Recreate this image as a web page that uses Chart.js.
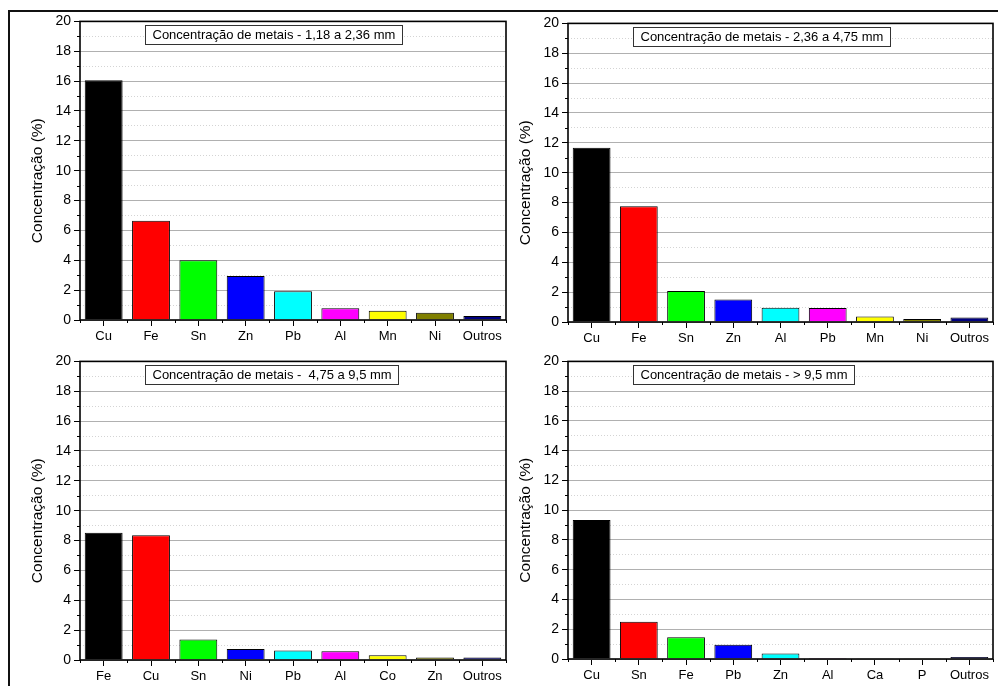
<!DOCTYPE html>
<html>
<head>
<meta charset="utf-8">
<script src="https://cdn.jsdelivr.net/npm/chart.js@4.4.1/dist/chart.umd.min.js"></script>
<style>
  html, body { margin: 0; padding: 0; background: #fff; width: 998px; height: 686px; overflow: hidden; }
  .frame { position: absolute; left: 8px; top: 10px; width: 1200px; height: 900px;
           border-left: 2px solid #111; border-top: 2px solid #111; }
  .panel { position: absolute; }
  .panel canvas { display: block; }
</style>
</head>
<body>
<div class="frame"></div>
<div class="panel" style="left:12px;top:10px;width:499px;height:337px"><canvas id="c1"></canvas></div>
<div class="panel" style="left:500px;top:12px;width:498px;height:337px"><canvas id="c2"></canvas></div>
<div class="panel" style="left:12px;top:350px;width:499px;height:337px"><canvas id="c3"></canvas></div>
<div class="panel" style="left:500px;top:350px;width:498px;height:336px"><canvas id="c4"></canvas></div>

<script>
// Faixa 1,18 a 2,36 mm
const tituloA = 'Concentração de metais - 1,18 a 2,36 mm';
const elementosA = ['Cu', 'Fe', 'Sn', 'Zn', 'Pb', 'Al', 'Mn', 'Ni', 'Outros'];
const valoresA = [16.05, 6.65, 4.00, 2.94, 1.93, 0.78, 0.62, 0.49, 0.26];

// Faixa 2,36 a 4,75 mm
const tituloB = 'Concentração de metais - 2,36 a 4,75 mm';
const elementosB = ['Cu', 'Fe', 'Sn', 'Zn', 'Al', 'Pb', 'Mn', 'Ni', 'Outros'];
const valoresB = [11.67, 7.75, 2.08, 1.50, 0.95, 0.93, 0.37, 0.20, 0.30];

// Faixa 4,75 a 9,5 mm
const tituloC = 'Concentração de metais -  4,75 a 9,5 mm';
const elementosC = ['Fe', 'Cu', 'Sn', 'Ni', 'Pb', 'Al', 'Co', 'Zn', 'Outros'];
const valoresC = [8.52, 8.35, 1.38, 0.73, 0.64, 0.58, 0.32, 0.17, 0.16];

// Faixa > 9,5 mm
const tituloD = 'Concentração de metais - > 9,5 mm';
const elementosD = ['Cu', 'Sn', 'Fe', 'Pb', 'Zn', 'Al', 'Ca', 'P', 'Outros'];
const valoresD = [9.34, 2.50, 1.47, 0.95, 0.37, 0.07, 0.02, 0.01, 0.13];

// Cores por posição da barra
const coresBarras = ['#000000', '#FF0000', '#00FF00', '#0000FF', '#00FFFF', '#FF00FF', '#FFFF00', '#808000', '#000080'];

// Eixo Y
const eixoYTitulo = 'Concentração (%)';
const eixoYMax = 20;
const eixoYPassoRotulo = 2;

const FONTE = '"Liberation Sans", Arial, Helvetica, sans-serif';
Chart.defaults.font.family = FONTE;
Chart.defaults.color = '#000';

const ehMaior = (c) => c.tick && Math.round(c.tick.value) % eixoYPassoRotulo === 0;

// Moldura, marcas menores, título do eixo Y e caixa de legenda
const decoracao = {
  id: 'decoracao',
  afterDraw(chart, args, opts) {
    const { ctx, chartArea: a, scales: { x, y } } = chart;
    ctx.save();

    // marcas menores no eixo Y
    ctx.strokeStyle = '#000';
    ctx.lineWidth = 1;
    for (let v = 1; v < eixoYMax; v += eixoYPassoRotulo) {
      const py = Math.round(y.getPixelForValue(v)) + 0.5;
      ctx.beginPath(); ctx.moveTo(a.left - 3, py); ctx.lineTo(a.left, py); ctx.stroke();
    }
    // marcas menores no eixo X (limites das categorias)
    const n = chart.data.labels.length;
    for (let i = 0; i <= n; i++) {
      const px = Math.round(x.getPixelForValue(i - 0.5)) + 0.5;
      ctx.beginPath(); ctx.moveTo(px, a.bottom); ctx.lineTo(px, a.bottom + 3); ctx.stroke();
    }

    // moldura da área do gráfico
    ctx.lineWidth = 1.6;
    ctx.strokeStyle = '#000';
    ctx.strokeRect(a.left, a.top, a.right - a.left, a.bottom - a.top);

    // título do eixo Y
    ctx.fillStyle = '#000';
    ctx.font = '15.5px ' + FONTE;
    ctx.textAlign = 'center';
    ctx.textBaseline = 'middle';
    ctx.translate(a.left - 42, (a.top + a.bottom) / 2 + 10);
    ctx.rotate(-Math.PI / 2);
    ctx.fillText(eixoYTitulo, 0, 0);
    ctx.setTransform(1, 0, 0, 1, 0, 0);

    // caixa de legenda
    ctx.font = '13px ' + FONTE;
    const tw = ctx.measureText(opts.texto).width;
    const bx = Math.round(a.left + 65) + 0.5;
    const by = Math.round(a.top + 4) + 0.5;
    const bw = Math.round(tw + 14);
    const bh = 19;
    ctx.fillStyle = '#fff';
    ctx.fillRect(bx, by, bw, bh);
    ctx.strokeStyle = '#333';
    ctx.lineWidth = 1;
    ctx.strokeRect(bx, by, bw, bh);
    ctx.fillStyle = '#000';
    ctx.textAlign = 'left';
    ctx.textBaseline = 'middle';
    ctx.fillText(opts.texto, bx + 7, by + bh / 2 + 0.5);

    ctx.restore();
  }
};

function criarPainel(id, rotulos, valores, titulo) {
  return new Chart(document.getElementById(id), {
    type: 'bar',
    data: {
      labels: rotulos,
      datasets: [{
        data: valores,
        backgroundColor: coresBarras,
        borderColor: '#000',
        borderWidth: 1,
        borderSkipped: 'bottom',
        barPercentage: 0.8,
        categoryPercentage: 1.0
      }]
    },
    options: {
      responsive: true,
      maintainAspectRatio: false,
      animation: false,
      events: [],
      layout: { padding: { top: 9, right: 5, left: 0, bottom: 0 } },
      plugins: {
        legend: { display: false },
        tooltip: { enabled: false },
        decoracao: { texto: titulo }
      },
      scales: {
        x: {
          offset: true,
          grid: { display: true, drawOnChartArea: false, offset: false, tickLength: 6, tickColor: '#000', lineWidth: 1 },
          border: { display: false },
          ticks: { color: '#000', font: { size: 13 }, padding: 3, autoSkip: false, maxRotation: 0 },
          afterFit: (s) => { s.height = 27; }
        },
        y: {
          min: 0,
          max: eixoYMax,
          ticks: {
            stepSize: 1,
            autoSkip: false,
            color: '#000',
            font: { size: 14 },
            padding: 3,
            callback: (v) => (Math.round(v) % eixoYPassoRotulo === 0 ? String(v) : '')
          },
          grid: {
            color: (c) => (ehMaior(c) ? '#b0b0b0' : '#d4d4d4'),
            lineWidth: 1,
            tickLength: 6,
            tickColor: (c) => (ehMaior(c) ? '#000' : 'rgba(0,0,0,0)')
          },
          border: {
            display: false,
            dash: (c) => (c.tick && !ehMaior(c) ? [1, 2] : [])
          },
          afterFit: (s) => { s.width = 68; }
        }
      }
    },
    plugins: [decoracao]
  });
}

criarPainel('c1', elementosA, valoresA, tituloA);
criarPainel('c2', elementosB, valoresB, tituloB);
criarPainel('c3', elementosC, valoresC, tituloC);
criarPainel('c4', elementosD, valoresD, tituloD);
</script>
</body>
</html>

============================================================

(Prompt):
Repeat, word for word and with no pictures, only the lines running from the beginning of the data to the line that contains "Chart.defaults.color = '#000';".

(Response):
Recreate this image as a web page that uses Chart.js.
<!DOCTYPE html>
<html>
<head>
<meta charset="utf-8">
<script src="https://cdn.jsdelivr.net/npm/chart.js@4.4.1/dist/chart.umd.min.js"></script>
<style>
  html, body { margin: 0; padding: 0; background: #fff; width: 998px; height: 686px; overflow: hidden; }
  .frame { position: absolute; left: 8px; top: 10px; width: 1200px; height: 900px;
           border-left: 2px solid #111; border-top: 2px solid #111; }
  .panel { position: absolute; }
  .panel canvas { display: block; }
</style>
</head>
<body>
<div class="frame"></div>
<div class="panel" style="left:12px;top:10px;width:499px;height:337px"><canvas id="c1"></canvas></div>
<div class="panel" style="left:500px;top:12px;width:498px;height:337px"><canvas id="c2"></canvas></div>
<div class="panel" style="left:12px;top:350px;width:499px;height:337px"><canvas id="c3"></canvas></div>
<div class="panel" style="left:500px;top:350px;width:498px;height:336px"><canvas id="c4"></canvas></div>

<script>
// Faixa 1,18 a 2,36 mm
const tituloA = 'Concentração de metais - 1,18 a 2,36 mm';
const elementosA = ['Cu', 'Fe', 'Sn', 'Zn', 'Pb', 'Al', 'Mn', 'Ni', 'Outros'];
const valoresA = [16.05, 6.65, 4.00, 2.94, 1.93, 0.78, 0.62, 0.49, 0.26];

// Faixa 2,36 a 4,75 mm
const tituloB = 'Concentração de metais - 2,36 a 4,75 mm';
const elementosB = ['Cu', 'Fe', 'Sn', 'Zn', 'Al', 'Pb', 'Mn', 'Ni', 'Outros'];
const valoresB = [11.67, 7.75, 2.08, 1.50, 0.95, 0.93, 0.37, 0.20, 0.30];

// Faixa 4,75 a 9,5 mm
const tituloC = 'Concentração de metais -  4,75 a 9,5 mm';
const elementosC = ['Fe', 'Cu', 'Sn', 'Ni', 'Pb', 'Al', 'Co', 'Zn', 'Outros'];
const valoresC = [8.52, 8.35, 1.38, 0.73, 0.64, 0.58, 0.32, 0.17, 0.16];

// Faixa > 9,5 mm
const tituloD = 'Concentração de metais - > 9,5 mm';
const elementosD = ['Cu', 'Sn', 'Fe', 'Pb', 'Zn', 'Al', 'Ca', 'P', 'Outros'];
const valoresD = [9.34, 2.50, 1.47, 0.95, 0.37, 0.07, 0.02, 0.01, 0.13];

// Cores por posição da barra
const coresBarras = ['#000000', '#FF0000', '#00FF00', '#0000FF', '#00FFFF', '#FF00FF', '#FFFF00', '#808000', '#000080'];

// Eixo Y
const eixoYTitulo = 'Concentração (%)';
const eixoYMax = 20;
const eixoYPassoRotulo = 2;

const FONTE = '"Liberation Sans", Arial, Helvetica, sans-serif';
Chart.defaults.font.family = FONTE;
Chart.defaults.color = '#000';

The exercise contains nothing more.